Important Facts for UPSC
- The Moho is deeper under continents (~70 km) than oceans (~10 km).
- Gutenberg discontinuity marks a sharp density increase from mantle to core.
- Lehmann’s discovery confirmed the inner core’s solid nature.
7. Chemical Composition of Earth
Overview
Earth’s chemical composition varies by layer, with lighter elements dominating the crust and heavier ones in the core.
Composition by Layer
- Crust: Oxygen (46.6%), silicon (27.7%), aluminum (8.1%), iron (5%).
- Mantle: Oxygen (44.8%), silicon (21.5%), magnesium (22.8%), iron (5.8%).
- Core: Iron (~85%), nickel (~5%), sulfur, oxygen (trace).
Significance
Composition influences density, mineral formation, and geological processes, affecting resource availability.
Important Facts for UPSC
- The crust is rich in silicates, forming rocks like granite and basalt.
- The core’s iron-nickel alloy is inferred from meteorite studies.
- Earth’s overall composition is estimated from chondritic meteorites.
8. Geological Processes and Earth’s Layers
Overview
Interactions between Earth’s layers drive geological processes, shaping the planet’s surface and interior.
Key Processes
- Plate Tectonics: Driven by mantle convection, causes earthquakes and mountain formation.
- Volcanism: Mantle-derived magma erupts through the crust, forming volcanoes.
- Magnetic Field: Generated by outer core’s liquid motion, protects Earth’s atmosphere.
Impact
These processes create landforms, recycle materials, and sustain life by maintaining a habitable environment.
Important Facts for UPSC
- Plate tectonics explains continental drift and ocean basin formation.
- Volcanic eruptions release mantle-derived gases, influencing climate.
- The magnetic field shields Earth from solar wind, preserving the atmosphere.
9. Methods of Studying Earth’s Interior
Overview
Direct access to Earth’s interior is limited, so indirect methods like seismic studies and geophysical techniques are used.
Key Methods
- Seismic Waves: P-waves (primary) and S-waves (secondary) reveal layer properties.
- Drilling: Kola Superdeep Borehole (12.3 km) provides shallow crust data.
- Meteorites: Chondrites offer clues to Earth’s core and mantle composition.
- Gravity and Magnetism: Variations indicate density and composition differences.
Significance
These methods enable accurate models of Earth’s structure, aiding resource exploration and hazard prediction.
Important Facts for UPSC
- P-waves travel through solids and liquids; S-waves only through solids.
- Seismic shadow zones confirm the core’s liquid outer layer.
- Deepest drilling reaches only 0.2% of Earth’s radius.
10. Significance for Geography
Geological Significance
Earth’s layered structure drives tectonic activity, shaping continents, oceans, and mountains, and influencing mineral deposits.
Environmental Significance
The magnetic field and atmospheric recycling via volcanism sustain life.

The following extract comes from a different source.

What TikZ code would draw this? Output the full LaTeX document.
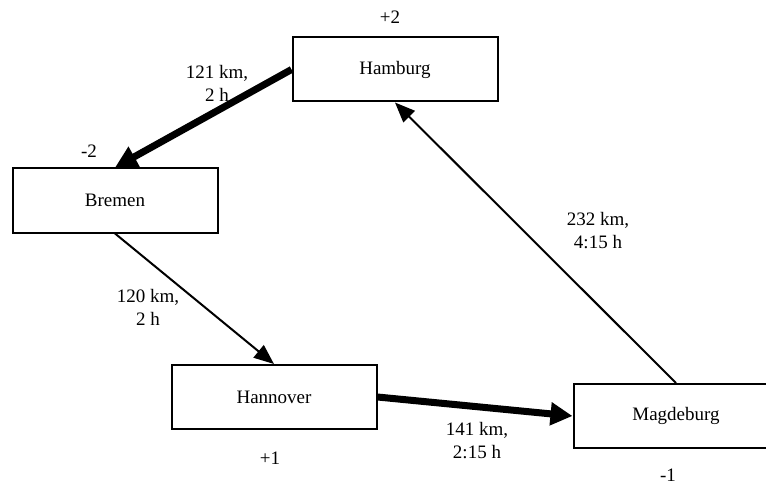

Layer interactions regulate climate and ecosystems.
UPSC Relevance
Understanding Earth’s structure is foundational for topics like geomorphology, seismology, and resource geography, frequently tested in Prelims.
Important Facts for UPSC
- Earth’s structure explains India’s Himalayan formation and seismic zones.
- Mineral resources (e.g., coal, oil) are linked to crustal processes.

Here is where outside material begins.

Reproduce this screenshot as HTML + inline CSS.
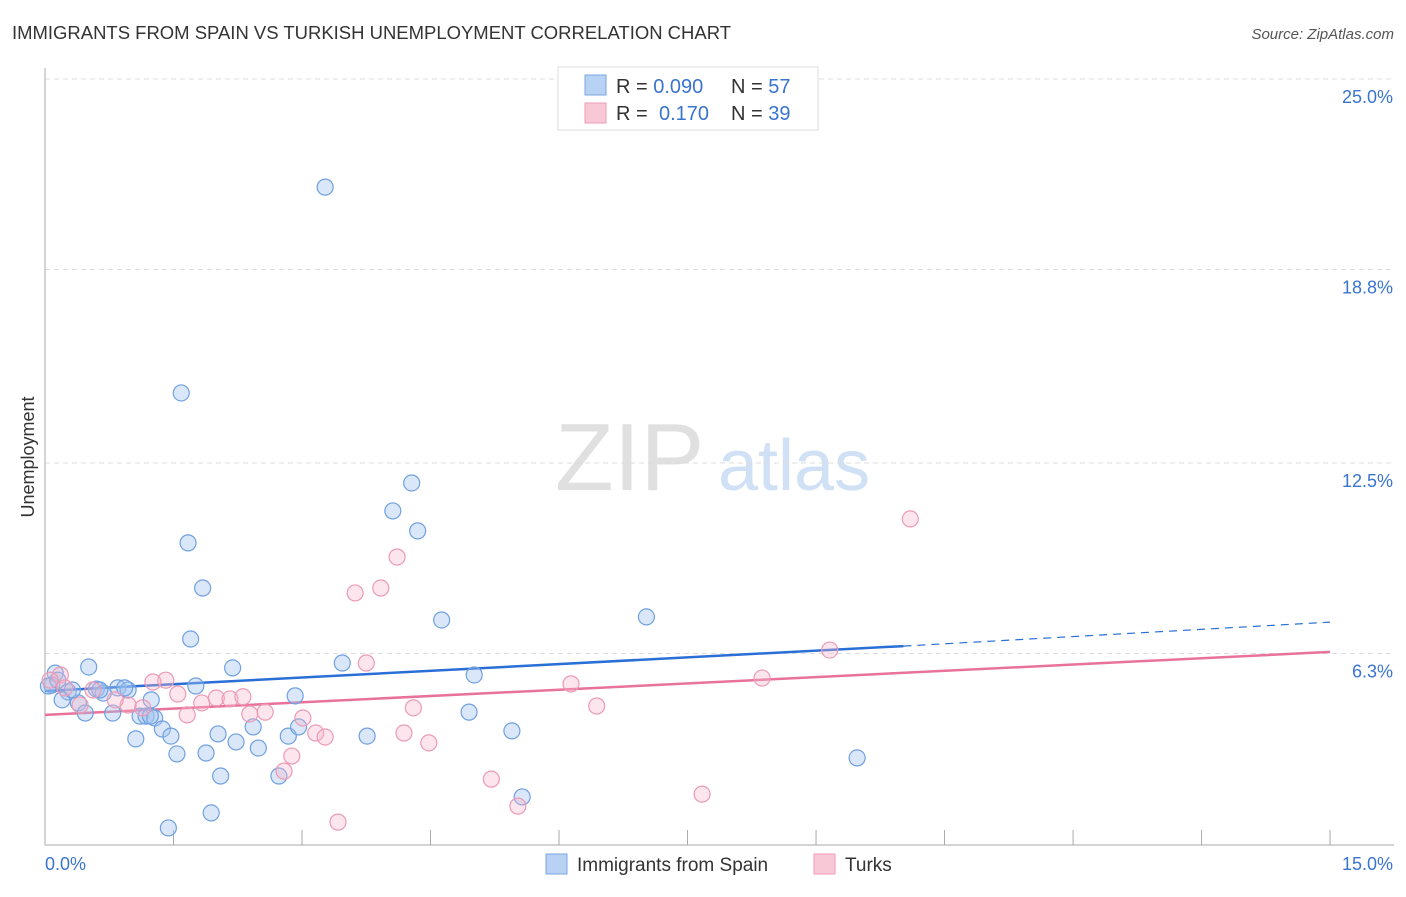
<!DOCTYPE html>
<html><head><meta charset="utf-8"><style>
body{margin:0;background:#fff;font-family:"Liberation Sans",sans-serif;}
svg text{font-family:"Liberation Sans",sans-serif;}
</style></head><body>
<svg id="chart" width="1406" height="892">
<text x="12" y="39" font-size="18" fill="#333" textLength="719" lengthAdjust="spacingAndGlyphs">IMMIGRANTS FROM SPAIN VS TURKISH UNEMPLOYMENT CORRELATION CHART</text>
<text x="1394" y="39" font-size="15" fill="#555" font-style="italic" text-anchor="end">Source: ZipAtlas.com</text>
<text x="34" y="457" font-size="18" fill="#333" text-anchor="middle" transform="rotate(-90 34 457)">Unemployment</text>
<text x="555" y="490" font-size="96" fill="#e0e0e0" font-family="Liberation Serif">ZIP</text>
<text x="718" y="490" font-size="72" fill="#d0e0f5">atlas</text>
<g id="grid"></g><g id="axes"></g><g id="lines"></g><g id="pts"></g>
<g>
<rect x="558" y="67" width="260" height="63" fill="#fff" stroke="#ddd"/>
<rect x="585" y="75" width="21" height="20" fill="#b8d2f4" stroke="#7aa7e2"/>
<rect x="585" y="103" width="21" height="20" fill="#f8c8d7" stroke="#ee9cb7"/>
<text x="616" y="93" font-size="20" fill="#333">R = <tspan fill="#3a74d0">0.090</tspan>  <tspan x="731">N = </tspan><tspan fill="#3a74d0">57</tspan></text>
<text x="616" y="120" font-size="20" fill="#333">R = <tspan x="659" fill="#3a74d0">0.170</tspan><tspan x="731">N = </tspan><tspan fill="#3a74d0">39</tspan></text>
</g>
<g>
<rect x="546" y="854" width="21" height="20" fill="#b8d2f4" stroke="#7aa7e2"/>
<text x="577" y="871" font-size="19" fill="#333">Immigrants from Spain</text>
<rect x="814" y="854" width="21" height="20" fill="#f8c8d7" stroke="#ee9cb7"/>
<text x="845" y="871" font-size="19" fill="#333">Turks</text>
</g>
</svg>
<script>
const yTicks=[25.0,18.8,12.5,6.3];
const yTickLabels=["25.0%","18.8%","12.5%","6.3%"];
const xTickLabels=["0.0%","15.0%"];
const spainX=[3.27,1.59,4.28,4.06,4.35,1.67,1.84,4.63,7.02,1.70,0.51,2.19,3.47,5.01,0.12,0.08,0.27,0.20,0.39,0.47,0.60,0.68,0.85,0.97,0.79,1.24,1.11,1.18,1.28,1.06,1.37,1.47,1.54,1.76,1.88,2.02,2.05,2.23,2.43,2.49,2.73,2.84,2.92,2.96,3.76,4.95,5.45,5.57,9.48,1.44,1.94,0.04,0.32,0.93,0.64,0.15,1.23];
const spainY=[21.48,14.78,11.85,10.94,10.29,9.90,8.43,7.39,7.49,6.77,5.86,5.83,5.99,5.60,5.66,5.27,5.05,4.79,4.69,4.36,5.14,5.01,5.18,5.11,4.36,4.79,4.26,4.26,4.20,3.52,3.84,3.61,3.03,5.24,3.06,3.68,2.31,3.42,3.91,3.22,2.31,3.61,4.92,3.91,3.61,4.39,3.78,1.63,2.90,0.62,1.11,5.24,5.11,5.18,5.11,5.43,4.26];
const turksX=[10.10,4.11,3.92,3.62,3.75,9.16,8.37,6.14,6.44,1.41,1.26,1.55,1.83,2.00,2.16,2.31,2.57,2.39,1.66,0.97,1.14,4.30,3.01,3.16,3.27,4.19,4.48,2.88,2.79,5.21,5.52,7.67,3.42,0.18,0.23,0.41,0.82,0.56,0.06];
const turksY=[10.68,9.44,8.43,8.27,5.99,6.41,5.50,5.31,4.59,5.43,5.37,4.98,4.69,4.85,4.82,4.89,4.39,4.33,4.30,4.62,4.53,4.53,4.20,3.71,3.58,3.71,3.39,2.96,2.47,2.21,1.33,1.72,0.81,5.60,5.18,4.62,4.79,5.11,5.43];
const spainTrend=[5.08,6.54,7.32];
const spainTrendX=[0,10.02,15];
const turksTrend=[4.30,6.35];
const NS="http://www.w3.org/2000/svg";
const X=v=>45+v*85.67, Y=v=>79+(25-v)*30.72;
function mk(tag,attrs,parent){const e=document.createElementNS(NS,tag);for(const k in attrs)e.setAttribute(k,attrs[k]);document.getElementById(parent).appendChild(e);return e;}
yTicks.forEach((t,i)=>{
 const g=mk('line',{x1:45,x2:1394,y1:Y(t),y2:Y(t),stroke:'#ddd','stroke-dasharray':'5,4'},'grid');
 
 
 const l=mk('text',{x:1393,y:Y(t)+24,'font-size':18,fill:'#3a74d0','text-anchor':'end'},'axes');
 l.textContent=yTickLabels[i];
 
 
});
mk('line',{x1:45,x2:45,y1:68,y2:845,stroke:'#aaa'},'axes');
mk('line',{x1:45,x2:1394,y1:845,y2:845,stroke:'#aaa'},'axes');
for(let i=1;i<=10;i++){const tk=mk('line',{x1:X(i*1.5),x2:X(i*1.5),y1:830,y2:845,stroke:'#aaa'},'axes');
 
 }
[[0,'start',45],[1,'end',1393]].forEach(([i,a,x])=>{const t=mk('text',{x:x,y:870,'font-size':18,fill:'#3a74d0','text-anchor':a},'axes');t.textContent=xTickLabels[i];
 
 });
const sl=mk('line',{x1:X(spainTrendX[0]),y1:Y(spainTrend[0]),x2:X(spainTrendX[1]),y2:Y(spainTrend[1]),stroke:'#2a6fd6','stroke-width':2.5},'lines');


const sd=mk('line',{x1:X(spainTrendX[1]),y1:Y(spainTrend[1]),x2:X(spainTrendX[2]),y2:Y(spainTrend[2]),stroke:'#2a6fd6','stroke-width':1.2,'stroke-dasharray':'8,6'},'lines');


const tl=mk('line',{x1:X(0),y1:Y(turksTrend[0]),x2:X(15),y2:Y(turksTrend[1]),stroke:'#e8729a','stroke-width':2.5},'lines');


spainX.forEach((v,i)=>{const c=mk('circle',{cx:X(v),cy:Y(spainY[i]),r:8,fill:'rgba(160,196,240,0.4)',stroke:'#6fa0e0','stroke-width':1.2},'pts');
 
 });
turksX.forEach((v,i)=>{const c=mk('circle',{cx:X(v),cy:Y(turksY[i]),r:8,fill:'rgba(245,180,200,0.35)',stroke:'#ec9ab5','stroke-width':1.2},'pts');
 
 });
</script>
</body></html>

- Knowledge of seismic waves aids in earthquake-prone region planning.
UPSC Preparation Tips
- Memorize the layers (crust, Mantle, Core) and their properties (thickness, composition, state).
- Focus on discontinuities (Moho, Gutenberg, Lehmann) and their significance.
- Understand the role of mantle convection in plate tectonics and volcanism.
- Link core properties to the magnetic field and its environmental role.
- Practice diagram-based questions on Earth’s layers and seismic wave paths.
- Revise key terms (SIAL, SIMA, asthenosphere, dynamo effect).